- Current region: Nigeria; England; United States;
- Place of origin: Ijebu-Ode, Ogun State
- Founder: Balogun Kuku
- Current head: Sonny Kuku
- Titles: Oloriogun; Ogbeni Oja; Iyalode;

= Kuku family =

Nigerian family

The Kuku family is a prominent Ijebu chieftaincy family claiming descent from the colonial-era Ijebu warlord Balogun Kuku. They are one of the most influential families of Ijebu noble heritage.

==History==
The founder of the Kuku family, Balogun Kuku, amassed vast wealth as a trader in Ibadan in the late 1800s and used his assets to establish a personal army that he then used to protect his native Ijebu thereafter during the Yoruba Revolutionary Wars. In gratitude for this, Oba Tunwashe, the reigning Awujale of Ijebu, gave him the responsibility of defending his kingdom in the Imagbon war, a conflict that involved the British colonists that were then residing in Lagos Colony. After coming to a stalemate, Balogun Kuku negotiated a peace with his foes that saw Ijebu coming under the protective control of Britain in the aftermath.

After flirting with Christianity following these events, Chief Kuku converted to Islam and amassed a huge following as one of the earliest of that faith's native clerics. His family is therefore traditionally Muslim today.
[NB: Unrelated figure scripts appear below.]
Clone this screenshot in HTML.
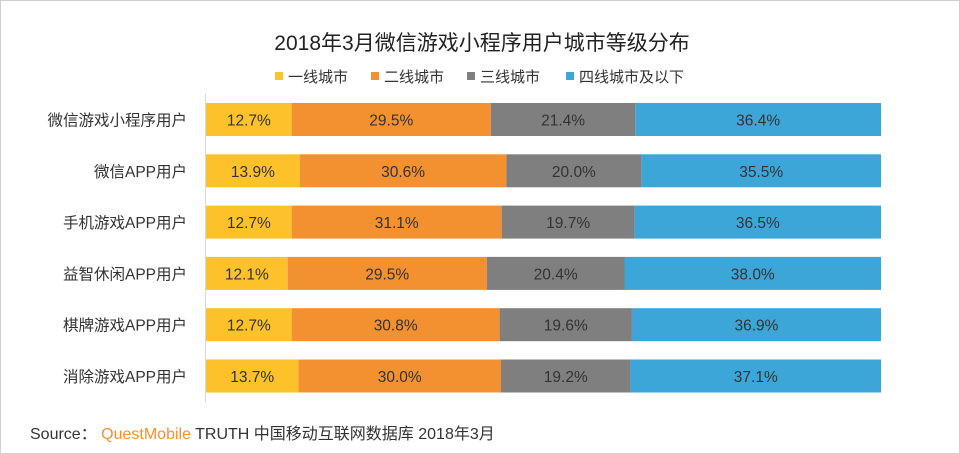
<!DOCTYPE html>
<html><head><meta charset="utf-8"><style>
html,body{margin:0;padding:0;background:#fff}
body{width:960px;height:454px;overflow:hidden;font-family:"Liberation Sans","Noto Sans CJK SC",sans-serif}
#wrap{position:absolute;left:0;top:0;width:958px;height:452px;border:1px solid #cfcfcf}
</style></head><body>
<div id="wrap"></div>
<svg id="chart" width="960" height="454" style="position:absolute;left:0;top:0" font-family="Liberation Sans, Noto Sans CJK SC, sans-serif">
<text x="482" y="50" text-anchor="middle" font-size="21" fill="#222">2018年3月微信游戏小程序用户城市等级分布</text>
<g id="legend"></g>
<g id="bars"></g>
<line x1="205.5" y1="94" x2="205.5" y2="402" stroke="#d9d9d9"/>
<text x="30" y="439" font-size="16" fill="#333">Source： <tspan fill="#F39130">QuestMobile</tspan> TRUTH 中国移动互联网数据库 2018年3月</text>
</svg>
<script>
const categories=["微信游戏小程序用户","微信APP用户","手机游戏APP用户","益智休闲APP用户","棋牌游戏APP用户","消除游戏APP用户"];
const seriesNames=["一线城市","二线城市","三线城市","四线城市及以下"];
const tier1=[12.7,13.9,12.7,12.1,12.7,13.7];
const tier2=[29.5,30.6,31.1,29.5,30.8,30.0];
const tier3=[21.4,20.0,19.7,20.4,19.6,19.2];
const tier4=[36.4,35.5,36.5,38.0,36.9,37.1];
const series=[tier1,tier2,tier3,tier4];
const colors=["#FDC12A","#F39130","#7F7F7F","#3DA6D9"];
const NS="http://www.w3.org/2000/svg";
const x0=206,plotW=675,yTop=103,rowStep=51.3,barH=33;
function xScale(v){return plotW*v/100;}
function yScale(i){return yTop+i*rowStep;}
const bars=document.getElementById('bars');
categories.forEach((c,i)=>{
  const total=series.reduce((s,a)=>s+a[i],0);
  let acc=0;const y=yScale(i);
  const lab=document.createElementNS(NS,'text');
  
  
  lab.setAttribute('x',187);lab.setAttribute('y',y+barH/2+6);
  lab.setAttribute('text-anchor','end');lab.setAttribute('font-size','15.5');lab.setAttribute('fill','#333');
  lab.textContent=c;bars.appendChild(lab);
  series.forEach((arr,k)=>{
    const v=arr[i]/total*100;
    const r=document.createElementNS(NS,'rect');
    
    
    r.setAttribute('x',x0+xScale(acc));r.setAttribute('y',y);
    r.setAttribute('width',xScale(v));r.setAttribute('height',barH);
    r.setAttribute('fill',colors[k]);bars.appendChild(r);
    const t=document.createElementNS(NS,'text');
    
    
    t.setAttribute('x',x0+xScale(acc+v/2));t.setAttribute('y',y+barH/2+6);
    t.setAttribute('text-anchor','middle');t.setAttribute('font-size','15.5');t.setAttribute('fill','#333');
    t.textContent=arr[i].toFixed(1)+'%';bars.appendChild(t);
    acc+=v;
  });
});
const legend=document.getElementById('legend');
const lx=[275,371,467,566];
seriesNames.forEach((n,k)=>{
  const r=document.createElementNS(NS,'rect');
  
  
  r.setAttribute('x',lx[k]);r.setAttribute('y',72);r.setAttribute('width',8);r.setAttribute('height',8);
  r.setAttribute('fill',colors[k]);legend.appendChild(r);
  const t=document.createElementNS(NS,'text');
  
  
  t.setAttribute('x',lx[k]+13);t.setAttribute('y',82);t.setAttribute('font-size','15');t.setAttribute('fill','#333');
  t.textContent=n;legend.appendChild(t);
});
</script>
</body></html>
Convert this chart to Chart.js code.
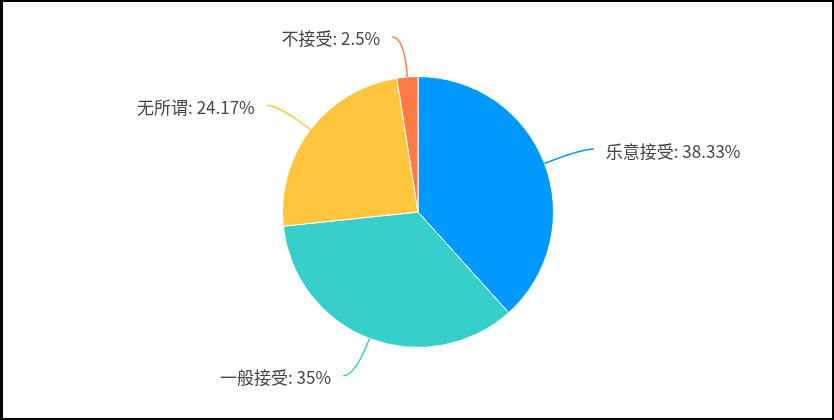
<!DOCTYPE html>
<html lang="zh">
<head>
    <meta charset="UTF-8">
    <title>接受程度</title>
    <script src="https://cdn.jsdelivr.net/npm/chart.js"></script>
    <style>
        html, body {
            margin: 0;
            padding: 0;
            background: #fff;
        }
        .frame {
            position: relative;
            width: 834px;
            height: 420px;
        }
        .frame canvas {
            position: absolute;
            left: 0;
            top: 0;
        }
        .edge {
            position: absolute;
            left: 0;
            top: 0;
            width: 834px;
            height: 420px;
            box-sizing: border-box;
            border: 2px solid #000;
            border-left-width: 3px;
            pointer-events: none;
        }
    </style>
</head>
<body>
    <div class="frame">
        <canvas id="pieChart" width="834" height="420"></canvas>
        <div class="edge"></div>
    </div>

    <script>
        const labels = ['乐意接受', '一般接受', '无所谓', '不接受'];
        const values = [38.33, 35, 24.17, 2.5];
        const colors = ['#0099ff', '#36cfc9', '#ffc53d', '#ff7a45'];

        // leader lines: radial part, then a short horizontal hook
        const labelLines = {
            id: 'labelLines',
            afterDatasetsDraw(chart) {
                const ctx = chart.ctx;
                const meta = chart.getDatasetMeta(0);
                const len1 = 40, len2 = 12, gap = 12;
                ctx.save();
                ctx.font = '17px "Noto Sans CJK SC", "Noto Sans", sans-serif';
                ctx.textBaseline = 'middle';
                meta.data.forEach((arc, i) => {
                    const mid = (arc.startAngle + arc.endAngle) / 2;
                    const dx = Math.cos(mid), dy = Math.sin(mid);
                    const r = arc.outerRadius;
                    const sx = arc.x + dx * r, sy = arc.y + dy * r;
                    const ex = arc.x + dx * (r + len1), ey = arc.y + dy * (r + len1);
                    const side = dx >= 0 ? 1 : -1;
                    const tx = ex + side * len2;

                    ctx.strokeStyle = colors[i];
                    ctx.lineWidth = 1.5;
                    ctx.beginPath();
                    ctx.moveTo(sx, sy);
                    ctx.quadraticCurveTo(ex, ey, tx, ey);
                    ctx.stroke();

                    ctx.fillStyle = '#444';
                    ctx.textAlign = side > 0 ? 'left' : 'right';
                    ctx.fillText(labels[i] + ': ' + values[i] + '%', tx + side * gap, ey + 2);
                });
                ctx.restore();
            }
        };

        new Chart(document.getElementById('pieChart'), {
            type: 'pie',
            data: {
                labels: labels,
                datasets: [{
                    data: values,
                    backgroundColor: colors,
                    borderColor: '#fff',
                    borderWidth: 1
                }]
            },
            options: {
                responsive: false,
                animation: false,
                layout: {
                    padding: { top: 76, bottom: 72, left: 2, right: 0 }
                },
                plugins: {
                    legend: { display: false },
                    tooltip: { enabled: false }
                }
            },
            plugins: [labelLines]
        });
    </script>
</body>
</html>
In addition to this, Balogun Kuku is also famous today for having popularized the ceremonial durbar that honours the Awujale each year during the Eid festival. Now known as the Ojude Oba, his family of descendants maintains a custom of taking part in its festivities each year.

==Prominent members==
In recognition of Balogun Kuku's enduring contributions to the kingdom, the Awujale of Ijebu-Ode, Ọba Sikiru Kayode Adetona, conferred the Oloriogun title on the Kuku family as an hereditary chieftaincy title in perpetuity. This title was elevated at this time to the Ilamuren class, one of the highest-ranking chieftaincy categories in Ijebuland. Currently, the Oloriogun title is held by Dr. Sonny Folorunsho Kuku, the olori-ebi of the Kuku family.

The Ogbeni Oja title, one of the most esteemed non-hereditary chieftaincy positions in Ijebuland, has also been bestowed upon members of the Kuku family. The title of Ogbeni Oja, which serves as the equivalent of a Prime Minister to the Awujale, has been successively held by two great-grandsons of Kuku I: Chief Bayo Kuku and Dr. Sonny Folorunsho Kuku. This title highlights the family's continued prominence in the political affairs of Ijebuland.
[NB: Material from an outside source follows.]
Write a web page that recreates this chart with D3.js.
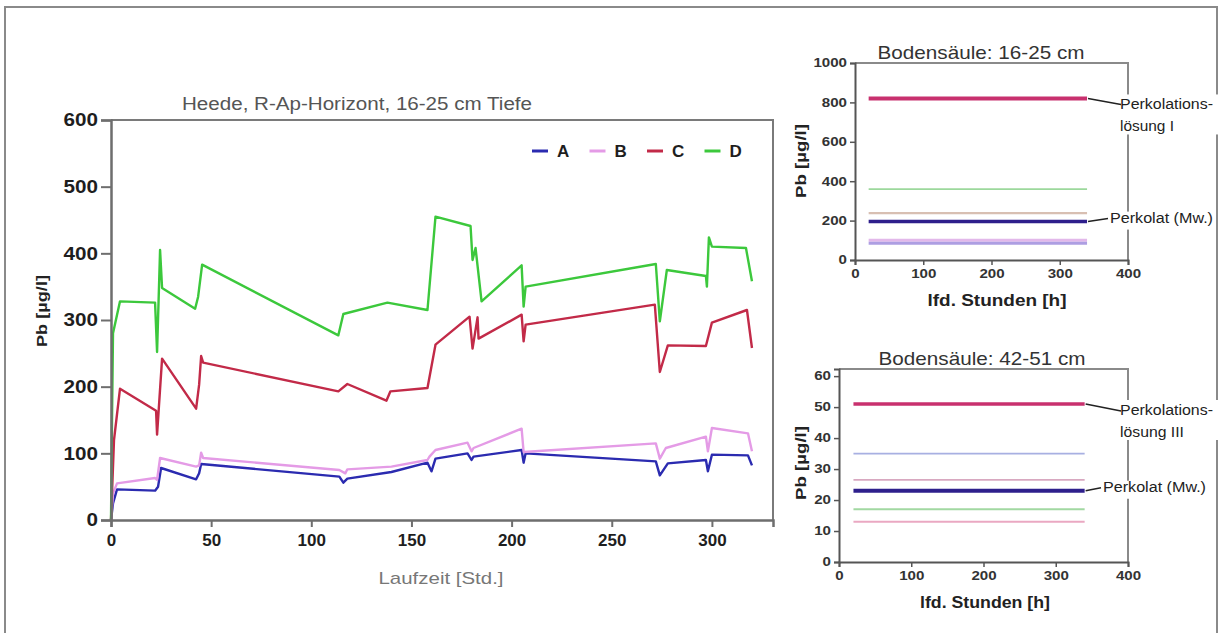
<!DOCTYPE html>
<html>
<head>
<meta charset="utf-8">
<script src="https://cdn.jsdelivr.net/npm/d3@7"></script>
<style>
  body { margin: 0; background: #fff; }
  svg { display: block; font-family: "Liberation Sans", Arial, sans-serif; }
</style>
</head>
<body>
<div id="chart"></div>
<script>
// ---- data ----
var seriesNames = ["A", "B", "C", "D"];
var seriesColors = ["#2b2bb0", "#e49be6", "#c22a48", "#3cc83c"];

// [Laufzeit (Std.), Pb (µg/l)]
var dataA = [[0,0],[1,25],[3,46],[22,44],[23.5,50],[25,78],[42.5,61],[44,70],[45,84],[114,65],[116,56],[118,62],[140,72],[158,86],[160,73],[162,92],[178,100],[180,90],[181,95],[205,105],[206,86],[207,100],[272,88],[274,67],[278,85],[297,90],[298,73],[300,98],[318,97],[320,82]];
var dataB = [[0,0],[1,40],[3,55],[22,63],[23,60],[24.5,93],[42.5,80],[44,82],[45,101],[46,93],[114,75],[117,70],[118,76],[140,80],[158,90],[159,95],[162,105],[178,116],[180,103],[181,108],[205,137],[206,102],[272,115],[274,92],[277,108],[297,125],[298,103],[300,138],[318,130],[320,103]];
var dataC = [[0,0],[1.5,120],[4.5,197],[22.5,164],[23,128],[25.5,242],[42.5,167],[44,203],[45,246],[46,236],[113.5,193],[118,204],[137.5,179],[139.5,193],[158,198],[162,263],[179,305],[180.5,257],[183,304],[183.5,272],[205,308],[206,268],[207,293],[271.5,323],[274,222],[278,262],[297,261],[300,296],[317.5,315],[320,258]];
var dataD = [[0,0],[0.5,150],[1,280],[4.5,328],[22,326],[23,252],[24.5,405],[25.5,348],[42,317],[43.5,335],[45.5,383],[113.5,277],[116,309],[138,326],[158,315],[162,455],[179.5,441],[180.5,390],[182,408],[185,328],[205,382],[206,320],[207,350],[272,384],[274,298],[277.5,375],[297,366],[297.5,350],[298.5,424],[300,410],[317,408],[320,358]];

var mainYTicks = [0, 100, 200, 300, 400, 500, 600];
var mainXTicks = [0, 50, 100, 150, 200, 250, 300];

// small panels: constant levels over the run (from 20 h to 340 h)
var panelHours = [20, 340];
var levels16 = [820, 360, 238, 195, 100, 85];
var colors16 = ["#c8306e", "#9cd89c", "#d8bfb2", "#2e1f8c", "#e2b8ea", "#ad9ee2"];
var widths16 = [4, 1.8, 2.2, 3.5, 3, 3];
var levels42 = [51, 35, 26.5, 23, 17, 13];
var colors42 = ["#c8306e", "#a8b0e2", "#d8a8c0", "#2e1f8c", "#a2d8a2", "#eaa8c2"];
var widths42 = [3.5, 1.8, 1.8, 4, 2, 1.8];
var panelXTicks = [0, 100, 200, 300, 400];
var yTicks16 = [0, 200, 400, 600, 800, 1000];
var yTicks42 = [0, 10, 20, 30, 40, 50, 60];

var W = 1221, H = 633;
var svg = d3.select("#chart").append("svg")
  .attr("width", W).attr("height", H);

// fit a text to a measured width
function fit(sel, w) {
  return sel.attr("textLength", w).attr("lengthAdjust", "spacingAndGlyphs");
}

// outer frame
svg.append("rect")
  .attr("x", 5).attr("y", 7).attr("width", 1212).attr("height", 640)
  .attr("fill", "none").attr("stroke", "#8a8a8a").attr("stroke-width", 2);

// ---------------- main chart ----------------
var m = {left: 111, top: 120, right: 773, bottom: 520};

var x = d3.scaleLinear().domain([0, 330.5]).range([m.left, m.right]);
var y = d3.scaleLinear().domain([0, 600]).range([m.bottom, m.top]);

var main = svg.append("g");

// frame top / right
main.append("path")
  .attr("d", "M" + m.left + "," + m.top + "H" + m.right + "V" + m.bottom)
  .attr("fill", "none").attr("stroke", "#7a7a7a").attr("stroke-width", 2);

var line = d3.line()
  .x(function(d) { return x(d[0]); })
  .y(function(d) { return y(d[1]); });

var allSeries = [dataA, dataB, dataC, dataD];
main.selectAll("path.series")
  .data(allSeries)
  .enter()
  .append("path")
    .attr("class", "series")
    .attr("fill", "none")
    .attr("stroke", function(d, i) { return seriesColors[i]; })
    .attr("stroke-width", 2.4)
    .attr("stroke-linejoin", "round")
    .attr("d", line);

var yAxis = main.append("g")
  .attr("transform", "translate(" + m.left + ",0)")
  .call(d3.axisLeft(y).tickValues(mainYTicks).tickSize(10).tickPadding(3).tickFormat(d3.format("d")));
var xAxis = main.append("g")
  .attr("transform", "translate(0," + m.bottom + ")")
  .call(d3.axisBottom(x).tickValues(mainXTicks).tickSize(7).tickPadding(7).tickFormat(d3.format("d")));

[yAxis, xAxis].forEach(function(a) {
  a.select(".domain").attr("stroke", "#6e6e6e").attr("stroke-width", 2.5);
  a.selectAll(".tick line").attr("stroke", "#6e6e6e").attr("stroke-width", 2);
  a.selectAll(".tick text")
    .attr("font-size", "17px").attr("font-weight", "bold")
    .attr("font-family", "Liberation Sans, Arial, sans-serif")
    .attr("fill", "#1e1e1e");
});
yAxis.selectAll(".tick text").attr("font-size", "18px")
  .each(function(d) { d3.select(this).attr("textLength", String(d).length * 11.5).attr("lengthAdjust", "spacingAndGlyphs"); });

fit(main.append("text")
  .attr("x", 357).attr("y", 110)
  .attr("text-anchor", "middle")
  .attr("font-size", "18px").attr("fill", "#555")
  .text("Heede, R-Ap-Horizont, 16-25 cm Tiefe"), 350);

fit(main.append("text")
  .attr("x", 441).attr("y", 584)
  .attr("text-anchor", "middle")
  .attr("font-size", "17px").attr("fill", "#777")
  .text("Laufzeit [Std.]"), 125);

fit(main.append("text")
  .attr("transform", "translate(47,311) rotate(-90)")
  .attr("text-anchor", "middle")
  .attr("font-size", "15px").attr("font-weight", "bold").attr("fill", "#222")
  .text("Pb [µg/l]"), 72);

// legend
var legend = main.append("g").attr("transform", "translate(532,151)");
legend.selectAll("g")
  .data(seriesNames)
  .enter()
  .append("g")
    .attr("transform", function(d, i) { return "translate(" + (i * 57.5) + ",0)"; })
  .call(function(g) {
    g.append("line")
      .attr("x1", 0).attr("x2", 16)
      .attr("stroke", function(d, i) { return seriesColors[i]; })
      .attr("stroke-width", 3);
    g.append("text")
      .attr("x", 25).attr("y", 6)
      .attr("font-size", "17px").attr("font-weight", "bold")
      .attr("fill", "#1e1e1e")
      .text(function(d) { return d; });
  });

// ---------------- small panels ----------------
function panel(opt) {
  var px = d3.scaleLinear().domain([0, 400]).range([opt.left, opt.right]);
  var py = d3.scaleLinear().domain([0, opt.ymax]).range([opt.bottom, opt.top]);
  var g = svg.append("g");

  g.append("path")
    .attr("d", "M" + opt.left + "," + opt.top + "H" + opt.right + "V" + opt.bottom)
    .attr("fill", "none").attr("stroke", "#8a8a8a").attr("stroke-width", 2);

  g.selectAll("line.level")
    .data(opt.levels)
    .enter()
    .append("line")
      .attr("class", "level")
      .attr("x1", px(panelHours[0])).attr("x2", px(panelHours[1]))
      .attr("y1", function(d) { return py(d); })
      .attr("y2", function(d) { return py(d); })
      .attr("stroke", function(d, i) { return opt.colors[i]; })
      .attr("stroke-width", function(d, i) { return opt.widths[i]; });

  var ya = g.append("g").attr("transform", "translate(" + opt.left + ",0)")
    .call(d3.axisLeft(py).tickValues(opt.yticks).tickSize(5).tickPadding(3).tickFormat(d3.format("d")));
  var xa = g.append("g").attr("transform", "translate(0," + opt.bottom + ")")
    .call(d3.axisBottom(px).tickValues(panelXTicks).tickSize(5).tickPadding(4).tickFormat(d3.format("d")));
  [ya, xa].forEach(function(a) {
    a.select(".domain").attr("stroke", "#555").attr("stroke-width", 2);
    a.selectAll(".tick line").attr("stroke", "#555").attr("stroke-width", 1.5);
    a.selectAll(".tick text")
      .attr("font-size", "12px").attr("font-weight", "bold")
      .attr("font-family", "Liberation Sans, Arial, sans-serif")
      .attr("fill", "#333")
      .each(function(d) { d3.select(this).attr("textLength", String(d).length * 8.4).attr("lengthAdjust", "spacingAndGlyphs"); });
  });

  fit(g.append("text")
    .attr("x", opt.titleX).attr("y", opt.top - 4)
    .attr("text-anchor", "middle")
    .attr("font-size", "19px").attr("fill", "#333")
    .text(opt.title), 207);

  fit(g.append("text")
    .attr("x", opt.xlabX).attr("y", opt.bottom + 46)
    .attr("text-anchor", "middle")
    .attr("font-size", "16px").attr("font-weight", "bold").attr("fill", "#222")
    .text("lfd. Stunden [h]"), opt.xlabW);

  fit(g.append("text")
    .attr("transform", "translate(806," + opt.ylabY + ") rotate(-90)")
    .attr("text-anchor", "middle")
    .attr("font-size", "15px").attr("font-weight", "bold").attr("fill", "#222")
    .text("Pb [µg/l]"), 74);

  // annotations with white backing over the frame
  var top = py(opt.levels[0]), mid = py(opt.levels[3]);
  g.append("rect").attr("x", opt.right - 4).attr("y", top - 4).attr("width", 96).attr("height", 40).attr("fill", "#fff");
  g.append("rect").attr("x", opt.right - 24).attr("y", mid - 10).attr("width", 110).attr("height", 18).attr("fill", "#fff");
  g.append("path")
    .attr("d", "M" + (px(panelHours[1]) + 1) + "," + top + "L" + (opt.right - 7) + "," + (top + opt.ann1dy))
    .attr("stroke", "#222").attr("stroke-width", 1.5).attr("fill", "none");
  g.append("path")
    .attr("d", "M" + (px(panelHours[1]) + 1) + "," + mid + "L" + (opt.right + opt.ann2dx - 2) + "," + (mid - 3))
    .attr("stroke", "#222").attr("stroke-width", 1.5).attr("fill", "none");
  var t1 = g.append("text").attr("font-size", "14px").attr("fill", "#222");
  fit(t1.append("tspan").attr("x", opt.right - 8).attr("y", top + 11).text("Perkolations-"), 93);
  fit(t1.append("tspan").attr("x", opt.right - 8).attr("y", top + 33).text(opt.sol), opt.solW);
  fit(g.append("text").attr("font-size", "14px").attr("fill", "#222")
    .attr("x", opt.right + opt.ann2dx).attr("y", mid + 1)
    .text("Perkolat (Mw.)"), 103);
}

panel({left: 855, right: 1128, top: 63, bottom: 260, ymax: 1000,
  levels: levels16, colors: colors16, widths: widths16, yticks: yTicks16,
  title: "Bodensäule: 16-25 cm", titleX: 981, xlabX: 997, xlabW: 139, ylabY: 161,
  sol: "lösung I", solW: 54, ann1dy: 6, ann2dx: -18});

panel({left: 839, right: 1128, top: 369, bottom: 562, ymax: 62.3,
  levels: levels42, colors: colors42, widths: widths42, yticks: yTicks42,
  title: "Bodensäule: 42-51 cm", titleX: 982, xlabX: 985, xlabW: 130, ylabY: 463,
  sol: "lösung III", solW: 64, ann1dy: 7, ann2dx: -25});
</script>
</body>
</html>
Further solidifying the Kuku family's influence, Chief Derin Adedeji (née Kuku) was conferred with the title of the Iyalode of Ijebu-Ode by Awujale Sikiru Kayode Adetona. The Iyalode is the holder of the highest non-hereditary chieftaincy title for women in Ijebuland, and represents her gender's leadership, social impact, and contributions to community development.

Renowned fashion designer Banke Kuku is a member of the family. Banke is the daughter of chief Sonny Kuku. Folarin Kuku, the Asiwaju Ogun of the Kuku dynasty, who made history as the first black officer of the Grenadier Guards is also a member of the family. The mathematician Aderemi Kuku was also a member of the family.